Your point about the impact of costs of transport on lower paid people is absolutely understood by me and by this administration but when you compare the -- where I think you have gone wrong, intellectually, is trying to say that the increase in the London Living Wage is smaller than the fares increase because when you look at the figures --.

Valerie Shawcross (AM): Chair, if I may, he has made the point.

Boris Johnson (Mayor of London): I am entitled to give a long answer to a question that deserves a proper answer --

Valerie Shawcross (AM): I would be grateful if he did not use up any more time repeating himself.

Boris Johnson (Mayor of London): When you look at the figures you can see that in cash terms the increase in the London Living Wage more than outweighs the increase in transport costs.

Valerie Shawcross (AM): I would like to see you live on it, Boris.

Jennette Arnold OBE (Chair):Jennette Arnold OBE (Chair):Kit Malthouse (AM): Mr Mayor, there is another party to the London Living Wage which is employers. It is important, in what is a voluntary scheme, that employers do not see sudden increases in the London Living Wage that might undermine it as a voluntary scheme and might restrict the uptake of it. Would you therefore support the proposal by London Citizens that into the formula there should be some kind of damping mechanism to make sure that there are not sudden unpredictable rises in the London Living Wage which might not only undermine its progress in London but cause businesses to withdraw?

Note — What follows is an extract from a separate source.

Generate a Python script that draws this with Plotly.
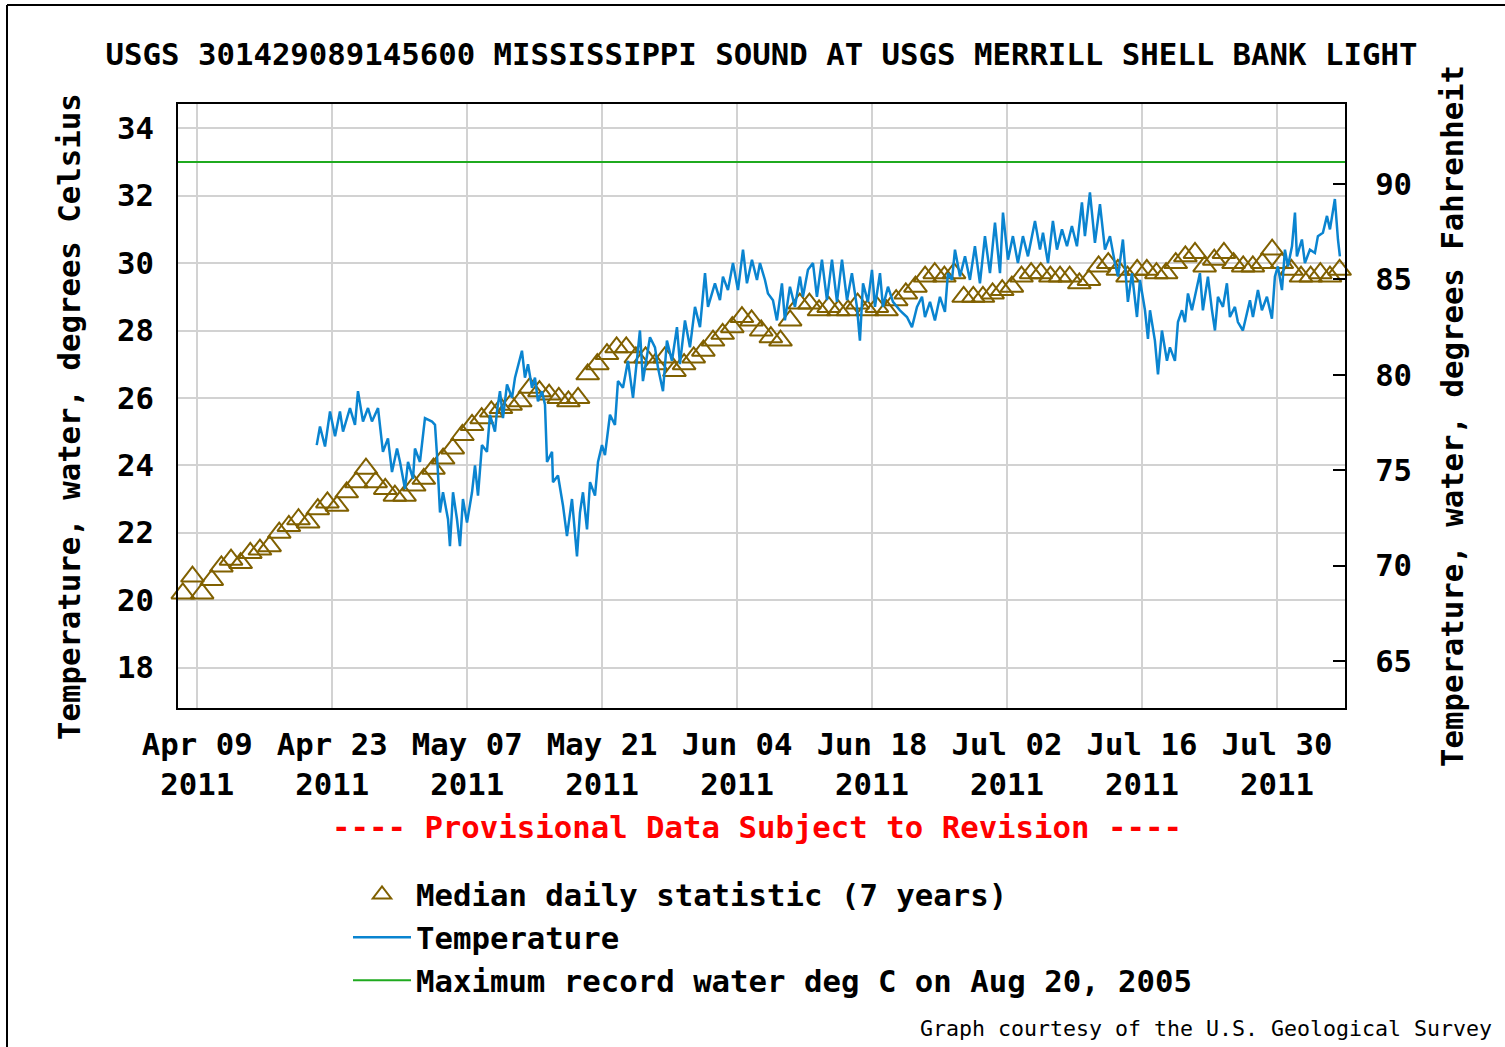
import pandas as pd
import plotly.graph_objects as go

# ---------------- data ----------------
START = pd.Timestamp("2011-04-07")

# Median daily statistic (7 years), deg C, one value per day from Apr 07 2011
median_c = [
    # Apr 07 - Apr 30
    20.2, 20.7, 20.2, 20.6, 21.0, 21.2, 21.1, 21.4, 21.5, 21.6, 22.0, 22.2,
    22.4, 22.3, 22.7, 22.9, 22.8, 23.2, 23.5, 23.9, 23.5, 23.3, 23.1, 23.1,
    # May
    23.4, 23.6, 23.9, 24.2, 24.5, 24.9, 25.2, 25.4, 25.6, 25.7, 25.8, 25.9,
    26.3, 26.2, 26.1, 26.0, 25.9, 26.0, 26.7, 27.0, 27.3, 27.5, 27.5, 27.2,
    27.2, 27.0, 27.2, 26.8, 27.0, 27.2, 27.4,
    # Jun
    27.7, 27.9, 28.1, 28.4, 28.3, 28.0, 27.8, 27.7, 28.3, 28.8, 28.8, 28.6,
    28.7, 28.6, 28.6, 28.8, 28.6, 28.7, 28.6, 28.9, 29.1, 29.3, 29.6, 29.7,
    29.6, 29.7, 29.0, 29.0, 29.0, 29.1,
    # Jul
    29.2, 29.3, 29.6, 29.7, 29.7, 29.6, 29.6, 29.6, 29.4, 29.5, 29.9, 30.0,
    29.8, 29.6, 29.8, 29.8, 29.7, 29.7, 30.0, 30.2, 30.3, 29.9, 30.1, 30.3,
    30.0, 29.9, 29.9, 30.0, 30.4, 30.0, 29.8,
    # Aug 01 - Aug 06
    29.6, 29.6, 29.7, 29.6, 29.8, 29.7,
]

# Instantaneous temperature: time in days since 2011-04-07 00:00, value deg C
temp_day = [
    14.39, 14.73, 15.25, 15.77, 16.29, 16.80, 17.12, 17.84, 18.36, 18.67,
    19.19, 19.71, 20.12, 20.75, 21.26, 21.78, 22.20, 22.72,
    23.03, 23.55, 23.86, 24.38, 24.58, 25.10, 25.62, 26.35, 26.66, 26.87,
    27.18, 27.49, 28.01, 28.21, 28.53, 28.94, 29.25, 29.56, 29.98, 30.50,
    30.81, 31.12, 31.53, 32.05, 32.36, 32.88, 33.09, 33.40, 33.71, 34.13,
    34.65, 34.96, 35.68, 35.99, 36.31, 36.72, 37.03, 37.34, 37.76, 38.07,
    38.28, 38.80, 38.90, 39.42, 39.94, 40.35, 40.87, 41.18, 41.39, 41.70,
    42.01, 42.43, 42.74, 43.26, 43.57, 43.98, 44.29,
    44.81, 45.33, 45.64, 46.16, 46.68, 47.20, 47.92, 48.23, 48.96, 49.48,
    49.79, 50.31, 50.72, 51.24, 51.76, 52.07, 52.59, 53.11, 53.63, 54.15,
    54.67, 54.98, 55.70, 56.22, 56.53, 57.05, 57.57, 58.09, 58.61, 59.02,
    59.54, 60.06, 60.37, 60.89, 61.20, 61.72, 62.13, 62.65, 62.96, 63.48,
    64.00, 64.52,
    64.83, 65.35, 65.87, 66.28, 66.80, 67.32, 67.84, 68.36, 68.88, 69.40,
    69.91, 70.43, 70.74, 71.06, 71.57, 71.99, 72.30, 72.82, 73.13, 73.65,
    74.17, 74.89, 75.62, 76.14, 76.66, 77.18, 77.49, 78.01, 78.52, 79.04,
    79.56, 79.87, 80.29, 80.60, 81.12, 81.64, 82.15, 82.67, 83.19, 83.71,
    84.23, 84.75, 85.27,
    85.58, 86.10, 86.61, 87.13, 87.65, 88.17, 88.90, 89.42, 89.73, 90.25,
    90.76, 91.18, 91.70, 92.22, 92.73, 93.25, 93.77, 94.08, 94.60, 95.12,
    95.64, 96.16, 96.68, 97.19, 97.51, 98.02, 98.54, 98.96, 99.48, 99.79,
    100.31, 100.62,
    100.83, 101.34, 101.66, 102.07, 102.59, 102.90, 103.42, 103.73, 104.15,
    104.46, 104.77, 105.18, 105.70, 106.01, 106.32, 106.84, 107.26, 107.57,
    107.88, 108.40, 108.81, 109.12, 109.64, 109.95, 110.47, 110.89, 111.20,
    111.51, 112.03, 112.44, 112.96, 113.48, 113.79, 114.10, 114.52, 114.83,
    115.14, 115.56, 115.87, 116.07, 116.59, 116.90, 117.42, 117.94, 118.25,
    118.77, 119.19, 119.50, 120.01, 120.33, 120.53,
]
temp_c = [
    24.6, 25.15, 24.56, 25.6, 24.86, 25.6, 25.0, 25.7, 25.2, 26.2,
    25.3, 25.7, 25.3, 25.7, 24.4, 24.8, 23.8, 24.5,
    24.1, 23.3, 24.1, 23.6, 24.5, 24.1, 25.4, 25.3, 25.2, 24.3,
    22.6, 23.2, 22.4, 21.6, 23.2, 22.4, 21.6, 23.0, 22.3, 23.2,
    24.0, 23.1, 24.6, 24.4, 25.5, 25.0, 25.6, 26.2, 25.4, 26.4,
    26.0, 26.6, 27.4, 26.6, 27.0, 26.3, 26.6, 25.9, 26.2, 25.8,
    24.1, 24.4, 23.5, 23.7, 22.8, 21.9, 23.0, 22.1, 21.3, 22.6,
    23.2, 22.1, 23.5, 23.1, 24.1, 24.6, 24.3,
    25.5, 25.2, 26.5, 26.3, 27.1, 26.0, 28.0, 26.5, 27.8, 27.5,
    26.9, 26.2, 27.7, 27.1, 28.1, 27.0, 28.3, 27.5, 28.7, 28.1,
    29.7, 28.7, 29.4, 28.9, 29.6, 29.2, 30.0, 29.2, 30.4, 29.4,
    30.1, 29.5, 30.0, 29.5, 29.1, 28.9, 28.3, 29.4, 28.3, 29.3,
    28.7, 29.6,
    29.0, 29.8, 30.0, 29.0, 30.1, 28.9, 30.1, 28.85, 30.1, 28.9,
    29.7, 28.7, 27.7, 29.4, 28.85, 29.8, 28.7, 29.7, 28.7, 29.3,
    28.85, 28.6, 28.4, 28.1, 28.7, 29.0, 28.4, 28.85, 28.3, 29.0,
    28.55, 29.7, 29.5, 30.4, 29.6, 30.2, 29.5, 30.5, 29.4, 30.8,
    29.7, 31.2, 29.7,
    31.5, 30.1, 30.8, 30.0, 30.8, 30.2, 31.25, 30.4, 30.9, 30.0,
    31.25, 30.4, 31.0, 30.5, 31.1, 30.5, 31.8, 30.8, 32.1, 30.6,
    31.75, 30.4, 30.8, 30.0, 29.6, 30.7, 28.85, 29.7, 28.4, 29.5,
    28.6, 27.75,
    28.6, 27.7, 26.7, 28.0, 27.1, 27.5, 27.1, 28.25, 28.6,
    28.25, 29.1, 28.6, 29.3, 29.7, 28.6, 29.6, 28.6, 28.0,
    29.0, 28.7, 29.4, 28.4, 28.7, 28.25, 28.0, 28.55, 28.9,
    28.4, 29.2, 28.6, 29.0, 28.35, 29.6, 29.9, 29.2, 30.4,
    29.9, 30.5, 31.5, 30.2, 30.7, 30.0, 30.4, 30.3, 30.8,
    30.9, 31.4, 31.0, 31.9, 30.7, 30.2,
]

max_record_c = 33.0

tick_dates = ["2011-04-09", "2011-04-23", "2011-05-07", "2011-05-21", "2011-06-04",
              "2011-06-18", "2011-07-02", "2011-07-16", "2011-07-30"]
tick_text = ["Apr 09<br>2011", "Apr 23<br>2011", "May 07<br>2011", "May 21<br>2011",
             "Jun 04<br>2011", "Jun 18<br>2011", "Jul 02<br>2011", "Jul 16<br>2011",
             "Jul 30<br>2011"]
c_ticks = [18, 20, 22, 24, 26, 28, 30, 32, 34]
f_ticks = [65, 70, 75, 80, 85, 90]

x_start = START
x_end = START + pd.Timedelta(days=121.06)
c_range = [16.80, 34.72]
f_range = [62.54, 94.19]

# ---------------- figure ----------------
FONT = "DejaVu Sans Mono"
FS = 30.7
BROWN = "#806000"
BLUE = "#0A84D0"
GREEN = "#1FAA1F"
GRID = "#d2d2d2"

# plot-area geometry in pixels (used only for placing the annotations)
L, R, T, B = 178, 1345, 104, 708
PW, PH = R - L, B - T


def px(x):
    return (x - L) / PW


def py(y):
    return (B - y) / PH


median_time = [START + pd.Timedelta(days=i, hours=12) for i in range(len(median_c))]
temp_time = [START + pd.Timedelta(days=d) for d in temp_day]

fig = go.Figure()
fig.add_trace(go.Scatter(
    x=median_time, y=median_c, mode="markers", name="Median daily statistic (7 years)",
    marker=dict(symbol="triangle-up-open", size=20, color=BROWN, line=dict(width=2, color=BROWN)),
    cliponaxis=False, legendgroup="a",
))
fig.add_trace(go.Scatter(
    x=temp_time, y=temp_c, mode="lines", name="Temperature",
    line=dict(color=BLUE, width=2.5), legendgroup="b",
))
fig.add_trace(go.Scatter(
    x=[x_start, x_end], y=[max_record_c, max_record_c], mode="lines",
    name="Maximum record water deg C on Aug 20, 2005",
    line=dict(color=GREEN, width=2), legendgroup="c",
))
# carrier for the Fahrenheit axis
fig.add_trace(go.Scatter(
    x=[x_start, x_end], y=[max_record_c * 9 / 5 + 32] * 2, mode="lines", yaxis="y2",
    line=dict(width=0), opacity=0, showlegend=False, hoverinfo="skip",
))

fig.update_layout(
    width=1505, height=1047,
    margin=dict(l=L, r=1505 - R, t=T, b=1047 - B),
    paper_bgcolor="white", plot_bgcolor="white",
    font=dict(family=FONT, size=FS, color="black", weight="bold"),
    title=dict(
        text="USGS 301429089145600 MISSISSIPPI SOUND AT USGS MERRILL SHELL BANK LIGHT",
        x=0.5, xref="paper", xanchor="center", y=1 - 54 / 1047, yanchor="middle",
        font=dict(family=FONT, size=FS, color="black", weight="bold"),
    ),
    xaxis=dict(
        type="date", range=[x_start, x_end], tickvals=tick_dates, ticktext=tick_text,
        showgrid=True, gridcolor=GRID, gridwidth=2, zeroline=False,
        showline=True, linecolor="black", linewidth=2, mirror=True,
        ticks="", ticklabelstandoff=8,
        tickfont=dict(family=FONT, size=FS, weight="bold"),
    ),
    yaxis=dict(
        range=c_range, tickvals=c_ticks, showgrid=True, gridcolor=GRID, gridwidth=2,
        zeroline=False, showline=True, linecolor="black", linewidth=2, mirror=True,
        ticks="", ticklabelstandoff=16,
        tickfont=dict(family=FONT, size=FS, weight="bold"),
    ),
    yaxis2=dict(
        overlaying="y", side="right", range=f_range, tickvals=f_ticks,
        showgrid=False, zeroline=False, showline=True, linecolor="black", linewidth=2,
        ticks="inside", ticklen=12, tickwidth=2, tickcolor="black", ticklabelstandoff=22,
        tickfont=dict(family=FONT, size=FS, weight="bold"),
    ),
    legend=dict(
        x=px(348), y=py(868), xanchor="left", yanchor="top", orientation="v",
        bgcolor="rgba(0,0,0,0)", itemwidth=58, tracegroupgap=0,
        font=dict(family=FONT, size=FS, weight="bold"), traceorder="grouped",
    ),
    showlegend=True,
    hovermode=False,
)

# axis titles
fig.add_annotation(
    text="Temperature, water, degrees Celsius", textangle=-90,
    xref="paper", yref="paper", x=px(70), y=py(417), xanchor="center", yanchor="middle",
    showarrow=False, font=dict(family=FONT, size=FS, color="black", weight="bold"),
)
fig.add_annotation(
    text="Temperature, water, degrees Fahrenheit", textangle=-90,
    xref="paper", yref="paper", x=px(1452), y=py(416), xanchor="center", yanchor="middle",
    showarrow=False, font=dict(family=FONT, size=FS, color="black", weight="bold"),
)
fig.add_annotation(
    text="---- Provisional Data Subject to Revision ----",
    xref="paper", yref="paper", x=px(757), y=py(828), xanchor="center", yanchor="middle",
    showarrow=False, font=dict(family=FONT, size=FS, color="#FF0000", weight="bold"),
)
fig.add_annotation(
    text="Graph courtesy of the U.S. Geological Survey",
    xref="paper", yref="paper", x=px(1494), y=py(1028),
    xanchor="right", yanchor="middle", showarrow=False,
    font=dict(family=FONT, size=21.6, color="black", weight="normal"),
)
# outer frame of the image (top and left edges visible)
fig.add_shape(type="line", xref="paper", yref="paper",
              x0=px(7), x1=px(1510), y0=py(5), y1=py(5),
              line=dict(color="black", width=2))
fig.add_shape(type="line", xref="paper", yref="paper",
              x0=px(7), x1=px(7), y0=py(5), y1=py(1050),
              line=dict(color="black", width=2))

fig.write_html("out.html", config={"displayModeBar": False})

# remove the browser's default page margin so the figure sits at (0, 0)
with open("out.html", "r", encoding="utf-8") as fh:
    html = fh.read()
html = html.replace("<head>", "<head><style>html,body{margin:0;padding:0;}</style>", 1)
with open("out.html", "w", encoding="utf-8") as fh:
    fh.write(html)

Boris Johnson (Mayor of London): Yes. The London Living Wage has, as you know, gone up 25p, £8.55 from £8.30. We are asking business to pay this. Thank you, Val, for your support; you have been there right from the beginning. The success of the campaign that has been run by London Citizens, with our active support, is that companies are signing up. That is what we want to see. They are doing it voluntarily because they understand the benefits it brings to their employees in terms of loyalty and productivity and actually helping them to reduce employment costs. You must be careful not to deter them by being unreasonable.